* begin *

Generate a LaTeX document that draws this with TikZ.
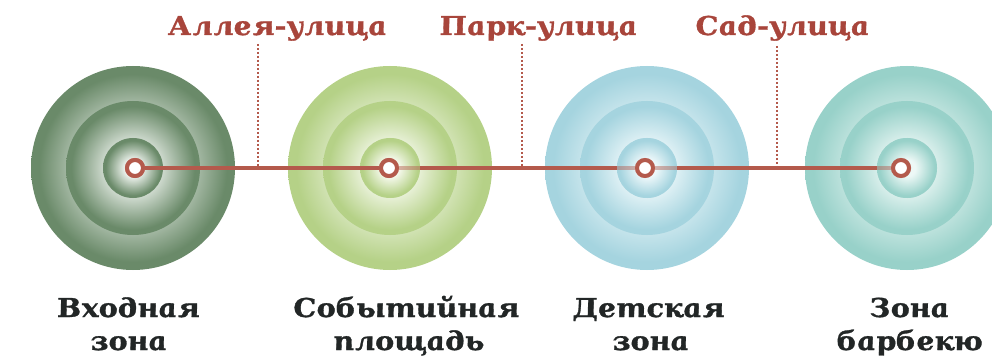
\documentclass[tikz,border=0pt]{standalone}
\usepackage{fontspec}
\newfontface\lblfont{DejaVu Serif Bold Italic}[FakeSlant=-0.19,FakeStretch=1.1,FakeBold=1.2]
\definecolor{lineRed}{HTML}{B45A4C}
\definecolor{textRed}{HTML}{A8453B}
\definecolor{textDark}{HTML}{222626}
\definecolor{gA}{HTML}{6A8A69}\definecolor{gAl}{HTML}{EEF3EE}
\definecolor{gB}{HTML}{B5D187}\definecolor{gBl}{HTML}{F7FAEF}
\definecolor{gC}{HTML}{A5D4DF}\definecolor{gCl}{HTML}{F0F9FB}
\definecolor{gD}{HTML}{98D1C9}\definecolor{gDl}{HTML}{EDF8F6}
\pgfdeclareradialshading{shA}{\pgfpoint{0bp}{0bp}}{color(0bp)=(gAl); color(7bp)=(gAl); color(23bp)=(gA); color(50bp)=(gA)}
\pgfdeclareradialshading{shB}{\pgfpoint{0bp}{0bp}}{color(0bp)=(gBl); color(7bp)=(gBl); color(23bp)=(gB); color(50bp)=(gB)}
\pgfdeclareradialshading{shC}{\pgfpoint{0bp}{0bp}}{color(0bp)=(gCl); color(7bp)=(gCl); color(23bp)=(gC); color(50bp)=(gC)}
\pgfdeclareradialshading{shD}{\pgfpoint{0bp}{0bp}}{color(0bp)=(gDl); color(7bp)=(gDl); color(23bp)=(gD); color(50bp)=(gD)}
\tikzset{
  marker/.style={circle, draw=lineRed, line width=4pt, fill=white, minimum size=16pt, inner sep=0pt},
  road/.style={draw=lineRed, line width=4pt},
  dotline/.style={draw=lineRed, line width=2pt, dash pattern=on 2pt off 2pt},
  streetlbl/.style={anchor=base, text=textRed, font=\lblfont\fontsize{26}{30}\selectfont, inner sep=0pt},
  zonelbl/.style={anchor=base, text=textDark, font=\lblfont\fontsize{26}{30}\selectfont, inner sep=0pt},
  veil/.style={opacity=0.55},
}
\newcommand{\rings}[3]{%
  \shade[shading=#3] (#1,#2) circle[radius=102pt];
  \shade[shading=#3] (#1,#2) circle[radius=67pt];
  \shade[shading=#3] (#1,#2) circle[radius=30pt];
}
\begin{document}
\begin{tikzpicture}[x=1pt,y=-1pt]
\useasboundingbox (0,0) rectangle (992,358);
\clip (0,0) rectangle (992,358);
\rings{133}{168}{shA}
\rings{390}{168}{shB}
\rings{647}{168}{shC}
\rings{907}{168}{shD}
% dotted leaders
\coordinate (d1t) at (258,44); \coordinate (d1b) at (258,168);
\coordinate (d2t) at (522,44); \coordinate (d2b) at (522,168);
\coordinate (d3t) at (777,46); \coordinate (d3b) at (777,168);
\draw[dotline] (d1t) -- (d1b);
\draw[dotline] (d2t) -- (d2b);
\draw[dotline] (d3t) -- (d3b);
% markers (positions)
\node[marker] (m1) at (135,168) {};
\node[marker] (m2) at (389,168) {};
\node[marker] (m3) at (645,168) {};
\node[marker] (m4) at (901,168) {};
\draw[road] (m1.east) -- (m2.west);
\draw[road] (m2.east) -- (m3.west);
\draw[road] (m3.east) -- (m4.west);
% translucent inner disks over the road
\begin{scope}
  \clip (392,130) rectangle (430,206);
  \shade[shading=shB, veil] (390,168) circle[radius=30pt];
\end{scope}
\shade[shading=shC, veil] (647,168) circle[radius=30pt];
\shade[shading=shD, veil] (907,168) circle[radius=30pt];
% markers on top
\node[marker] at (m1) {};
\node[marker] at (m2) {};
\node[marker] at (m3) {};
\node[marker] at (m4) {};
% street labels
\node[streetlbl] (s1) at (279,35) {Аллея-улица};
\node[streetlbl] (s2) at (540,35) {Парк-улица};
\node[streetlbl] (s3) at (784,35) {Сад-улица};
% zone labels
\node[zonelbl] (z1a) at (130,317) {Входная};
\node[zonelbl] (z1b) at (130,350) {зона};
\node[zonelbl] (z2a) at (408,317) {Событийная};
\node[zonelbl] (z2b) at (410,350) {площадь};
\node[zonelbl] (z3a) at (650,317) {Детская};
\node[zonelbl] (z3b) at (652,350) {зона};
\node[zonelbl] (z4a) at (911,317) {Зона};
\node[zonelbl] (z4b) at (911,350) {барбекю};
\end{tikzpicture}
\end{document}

* end *

• Stated problem:
Print the complete listing exactly as it stands, without its pictures.

• Solution below:
Generate a LaTeX document that draws this with TikZ.
\documentclass[tikz,border=0pt]{standalone}
\usepackage{fontspec}
\newfontface\lblfont{DejaVu Serif Bold Italic}[FakeSlant=-0.19,FakeStretch=1.1,FakeBold=1.2]
\definecolor{lineRed}{HTML}{B45A4C}
\definecolor{textRed}{HTML}{A8453B}
\definecolor{textDark}{HTML}{222626}
\definecolor{gA}{HTML}{6A8A69}\definecolor{gAl}{HTML}{EEF3EE}
\definecolor{gB}{HTML}{B5D187}\definecolor{gBl}{HTML}{F7FAEF}
\definecolor{gC}{HTML}{A5D4DF}\definecolor{gCl}{HTML}{F0F9FB}
\definecolor{gD}{HTML}{98D1C9}\definecolor{gDl}{HTML}{EDF8F6}
\pgfdeclareradialshading{shA}{\pgfpoint{0bp}{0bp}}{color(0bp)=(gAl); color(7bp)=(gAl); color(23bp)=(gA); color(50bp)=(gA)}
\pgfdeclareradialshading{shB}{\pgfpoint{0bp}{0bp}}{color(0bp)=(gBl); color(7bp)=(gBl); color(23bp)=(gB); color(50bp)=(gB)}
\pgfdeclareradialshading{shC}{\pgfpoint{0bp}{0bp}}{color(0bp)=(gCl); color(7bp)=(gCl); color(23bp)=(gC); color(50bp)=(gC)}
\pgfdeclareradialshading{shD}{\pgfpoint{0bp}{0bp}}{color(0bp)=(gDl); color(7bp)=(gDl); color(23bp)=(gD); color(50bp)=(gD)}
\tikzset{
  marker/.style={circle, draw=lineRed, line width=4pt, fill=white, minimum size=16pt, inner sep=0pt},
  road/.style={draw=lineRed, line width=4pt},
  dotline/.style={draw=lineRed, line width=2pt, dash pattern=on 2pt off 2pt},
  streetlbl/.style={anchor=base, text=textRed, font=\lblfont\fontsize{26}{30}\selectfont, inner sep=0pt},
  zonelbl/.style={anchor=base, text=textDark, font=\lblfont\fontsize{26}{30}\selectfont, inner sep=0pt},
  veil/.style={opacity=0.55},
}
\newcommand{\rings}[3]{%
  \shade[shading=#3] (#1,#2) circle[radius=102pt];
  \shade[shading=#3] (#1,#2) circle[radius=67pt];
  \shade[shading=#3] (#1,#2) circle[radius=30pt];
}
\begin{document}
\begin{tikzpicture}[x=1pt,y=-1pt]
\useasboundingbox (0,0) rectangle (992,358);
\clip (0,0) rectangle (992,358);
\rings{133}{168}{shA}
\rings{390}{168}{shB}
\rings{647}{168}{shC}
\rings{907}{168}{shD}
% dotted leaders
\coordinate (d1t) at (258,44); \coordinate (d1b) at (258,168);
\coordinate (d2t) at (522,44); \coordinate (d2b) at (522,168);
\coordinate (d3t) at (777,46); \coordinate (d3b) at (777,168);
\draw[dotline] (d1t) -- (d1b);
\draw[dotline] (d2t) -- (d2b);
\draw[dotline] (d3t) -- (d3b);
% markers (positions)
\node[marker] (m1) at (135,168) {};
\node[marker] (m2) at (389,168) {};
\node[marker] (m3) at (645,168) {};
\node[marker] (m4) at (901,168) {};
\draw[road] (m1.east) -- (m2.west);
\draw[road] (m2.east) -- (m3.west);
\draw[road] (m3.east) -- (m4.west);
% translucent inner disks over the road
\begin{scope}
  \clip (392,130) rectangle (430,206);
  \shade[shading=shB, veil] (390,168) circle[radius=30pt];
\end{scope}
\shade[shading=shC, veil] (647,168) circle[radius=30pt];
\shade[shading=shD, veil] (907,168) circle[radius=30pt];
% markers on top
\node[marker] at (m1) {};
\node[marker] at (m2) {};
\node[marker] at (m3) {};
\node[marker] at (m4) {};
% street labels
\node[streetlbl] (s1) at (279,35) {Аллея-улица};
\node[streetlbl] (s2) at (540,35) {Парк-улица};
\node[streetlbl] (s3) at (784,35) {Сад-улица};
% zone labels
\node[zonelbl] (z1a) at (130,317) {Входная};
\node[zonelbl] (z1b) at (130,350) {зона};
\node[zonelbl] (z2a) at (408,317) {Событийная};
\node[zonelbl] (z2b) at (410,350) {площадь};
\node[zonelbl] (z3a) at (650,317) {Детская};
\node[zonelbl] (z3b) at (652,350) {зона};
\node[zonelbl] (z4a) at (911,317) {Зона};
\node[zonelbl] (z4b) at (911,350) {барбекю};
\end{tikzpicture}
\end{document}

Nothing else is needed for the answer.